My focus here is on how IBM, with its recent software and systems announcements to support its “smarter systems for a smarter planet” strategy, is aimed at changing the basis of competition. To be sure, IBM has been traveling in this direction for a lot longer than just since Oracle’s acquisition of Sun. However, at the launch event (April 7, IBM Almaden Research Center, San Jose), you could feel the temperature in the room rise whenever Oracle came up. IBM needed to respond to Oracle, but there’s a lot more going on than a battle of database machines.
The April announcements brought technology substance to IBM’s long-running campaign to educate the market about why “the planet” needs to be smarter. In short, the context IBM has been articulating is that public and private organizations in all industries are growing increasingly dependent on the flow of data for everything they do. This includes the data tsunami arriving in the form of sensor data, online clicks and comments, surveillance and more.
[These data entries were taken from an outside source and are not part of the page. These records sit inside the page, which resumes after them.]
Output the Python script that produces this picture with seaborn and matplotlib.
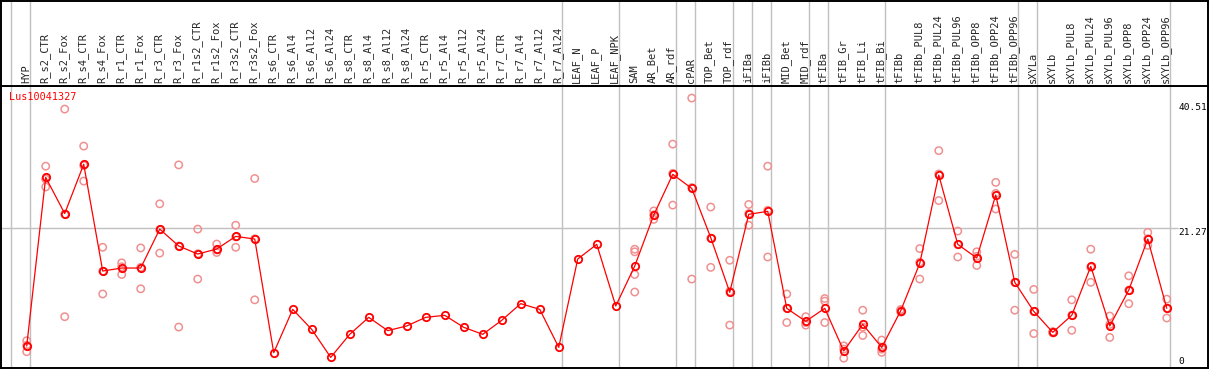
import numpy as np
import pandas as pd
import matplotlib
matplotlib.use("Agg")
import matplotlib.pyplot as plt
import seaborn as sns

# --- data ------------------------------------------------------------------
gene = "Lus10041327"

categories = [
    "HYP", "R_s2_CTR", "R_s2_Fox", "R_s4_CTR", "R_s4_Fox", "R_r1_CTR", "R_r1_Fox",
    "R_r3_CTR", "R_r3_Fox", "R_r1s2_CTR", "R_r1s2_Fox", "R_r3s2_CTR", "R_r3s2_Fox",
    "R_s6_CTR", "R_s6_Al4", "R_s6_Al12", "R_s6_Al24", "R_s8_CTR", "R_s8_Al4",
    "R_s8_Al12", "R_s8_Al24", "R_r5_CTR", "R_r5_Al4", "R_r5_Al12", "R_r5_Al24",
    "R_r7_CTR", "R_r7_Al4", "R_r7_Al12", "R_r7_Al24", "LEAF_N", "LEAF_P", "LEAF_NPK",
    "SAM", "AR_Bet", "AR_rdf", "cPAR", "TOP_Bet", "TOP_rdf", "iFIBa", "iFIBb",
    "MID_Bet", "MID_rdf", "tFIBa", "tFIB_Gr", "tFIB_Li", "tFIB_Bi", "tFIBb",
    "tFIBb_PUL8", "tFIBb_PUL24", "tFIBb_PUL96", "tFIBb_OPP8", "tFIBb_OPP24",
    "tFIBb_OPP96", "sXYLa", "sXYLb", "sXYLb_PUL8", "sXYLb_PUL24", "sXYLb_PUL96",
    "sXYLb_OPP8", "sXYLb_OPP24", "sXYLb_OPP96",
]

means = [
    3.08, 29.08, 23.5, 31.1, 14.64, 15.1, 15.1, 21.1, 18.5, 17.26, 18.03, 19.98, 19.57,
    2.05, 8.73, 5.64, 1.33, 4.88, 7.5, 5.45, 6.17, 7.5, 7.81, 5.96, 4.88,
    7.04, 9.61, 8.73, 2.87, 16.49, 18.75, 9.25,
    15.41, 23.27, 29.54, 27.38, 19.78, 11.36, 23.38, 23.84,
    8.89, 6.88, 8.89, 2.31, 6.42, 2.87, 8.53,
    15.82, 29.44, 18.75, 16.65, 26.36, 12.9,
    8.42, 5.19, 7.81, 15.36, 6.17, 11.71, 19.57, 8.89,
]

replicates = [
    [3.9, 3.2, 2.2], [30.8, 28.8, 27.6], [39.6, 23.4, 7.6], [33.9, 30.9, 28.5],
    [18.3, 14.6, 11.1], [15.9, 15.3, 14.1], [18.2, 15.2, 11.9], [25.0, 21.0, 17.4],
    [31.0, 18.5, 6.0], [21.1, 17.3, 13.4], [18.8, 17.9, 17.5], [21.7, 19.9, 18.3],
    [28.9, 19.6, 10.2],
    [], [], [], [], [], [], [], [], [], [], [], [], [], [], [], [],
    [], [], [],
    [18.0, 17.6, 14.1, 11.4], [23.9, 23.3, 22.6], [34.2, 29.7, 24.8],
    [41.3, 27.5, 13.4], [24.5, 19.7, 15.2], [16.3, 11.5, 6.3], [24.9, 23.5, 21.7],
    [30.8, 24.0, 16.8], [11.1, 8.9, 6.7], [7.6, 6.7, 6.3], [10.4, 10.0, 6.7],
    [3.1, 2.6, 1.2], [8.6, 6.0, 4.7], [4.0, 2.6, 2.1], [8.7, 8.6, 8.3],
    [18.1, 16.0, 13.4], [33.2, 29.6, 25.5], [20.8, 18.7, 16.8], [17.6, 16.9, 15.5],
    [28.3, 26.6, 24.2], [17.2, 12.9, 8.6],
    [11.8, 8.4, 5.0], [5.3, 5.2, 5.1], [10.2, 7.8, 5.5], [18.0, 15.2, 12.9],
    [7.7, 6.4, 4.4], [13.9, 11.7, 9.6], [20.6, 19.6, 18.6], [10.3, 8.9, 7.4],
]

# last category of each block (separator drawn just right of it), -1 = left edge
group_ends = [-1, 0, 28, 31, 34, 35, 37, 38, 39, 41, 42, 45, 52, 53, 60]
scale_labels = [40.51, 21.27, 0]

# --- frames ------------------------------------------------------------------
mean_df = pd.DataFrame({"pos": np.arange(len(categories)), "value": means})
rep_df = pd.DataFrame(
    [(i, v) for i, vals in enumerate(replicates) for v in vals],
    columns=["pos", "value"],
)

sns.set_style("white")
plt.rcParams["font.family"] = ["DejaVu Sans Mono", "DejaVu Sans"]

W, H = 1209, 370
fig = plt.figure(figsize=(W / 100, H / 100), dpi=100)


def px_rect(x0, y0, x1, y1):
    return [x0 / W, 1 - y1 / H, (x1 - x0) / W, (y1 - y0) / H]


ax = fig.add_axes(px_rect(1, 86, 1208, 368))
hx = fig.add_axes(px_rect(1, 1, 1208, 86))

xlim = (-1.353, 62.17)
ax.set_xlim(*xlim)
hx.set_xlim(*xlim)
ax.set_ylim(-0.31, 43.16)
hx.set_ylim(0, 1)

grid_c = "#c0c0c0"
for b in group_ends:
    for a in (ax, hx):
        a.axvline(b + 0.175, color=grid_c, lw=1.0, zorder=0)
ax.hlines(21.27, xlim[0], 60.6, color=grid_c, lw=1.0, zorder=0)

sns.scatterplot(data=rep_df, x="pos", y="value", ax=ax, marker="o", s=28,
                facecolor="none", edgecolor="#f09090", linewidth=1.1, zorder=2)
sns.lineplot(data=mean_df, x="pos", y="value", ax=ax, color="red", lw=0.9,
             marker="o", markersize=5.3, markerfacecolor="none",
             markeredgecolor="red", markeredgewidth=1.3, zorder=3)

for i, cat in enumerate(categories):
    hx.text(i - 0.05, 0.03, cat, rotation=90, ha="center", va="bottom",
            fontsize=7.5)

for v in scale_labels:
    ax.text(60.6, v, f"{v:g}", ha="left", va="top" if v > 0 else "bottom",
            fontsize=6.8, color="black")

ax.text(-0.93, 42.3, gene, color="red", ha="left", va="top", fontsize=7.3)

for a in (ax, hx):
    a.set_xticks([])
    a.set_yticks([])
    a.set_xlabel("")
    a.set_ylabel("")
    for sp in a.spines.values():
        sp.set_color("black")
        sp.set_linewidth(1.4)

fig.savefig("out.png", dpi=100)
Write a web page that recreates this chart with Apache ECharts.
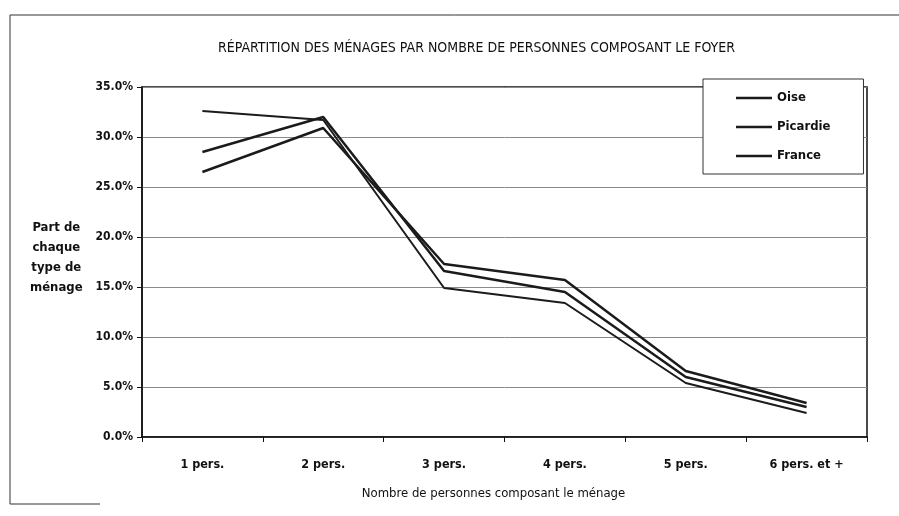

If they wish to improve processes, performance, customer service, market intelligence and innovation, they need to use data effectively and be “smarter.” This must happen with all information activities, including analytics and transaction processing.
The significance from a technology perspective is that software and systems can’t be part of the problem. Organizations need technology that does not simply add to the headaches of poorly integrated information silos, no “end-to-end” view of performance and prohibitive costs for scalability and speed. It’s not good enough just to deliver a souped-up database machine; the technology must offer something more, so that the organization can become smarter, not dumber.
Each of the announced systems (preconfigured for x86, Unix/Linux and System Z platforms) has distinctive features; those based on the POWER7 processor were the most impressive. However, the unifying theme for all was workload optimization. Arvind Krishna, general manager for Information Management in the IBM Software Group contrasted “closed” appliances with IBM’s workload optimized systems, which he said are designed to take on additional capabilities and flex to the workload demand so that the system remains efficient, cost-effective and scalable. IBM Research’s Bijan Davari, IBM Fellow and vice president for Next Generation Computing touted IBM’s workload optimization leadership “spanning decades,” particularly in mainframes, and described ongoing research. IBM demonstrated how the DB2 pureScale Application systems optimize workloads for transaction-intensive systems, and the Smart Analytics systems do so for BI and analytics.
Pardon me for using political consultant James Carville’s ugly phrase, but to have smarter systems, it’s the workload, stupid. Organizations must understand their current and anticipated workload, and then choose the technology platform (or external service) appropriately. They must ensure that the systems they choose enable continuous analysis, management and optimization of workloads from the end-to-end, user experience perspective, so that as demand intensifies and more data flows through, performance does not suffer and costs don’t skyrocket. Move over, speeds and feeds: workload is what matters.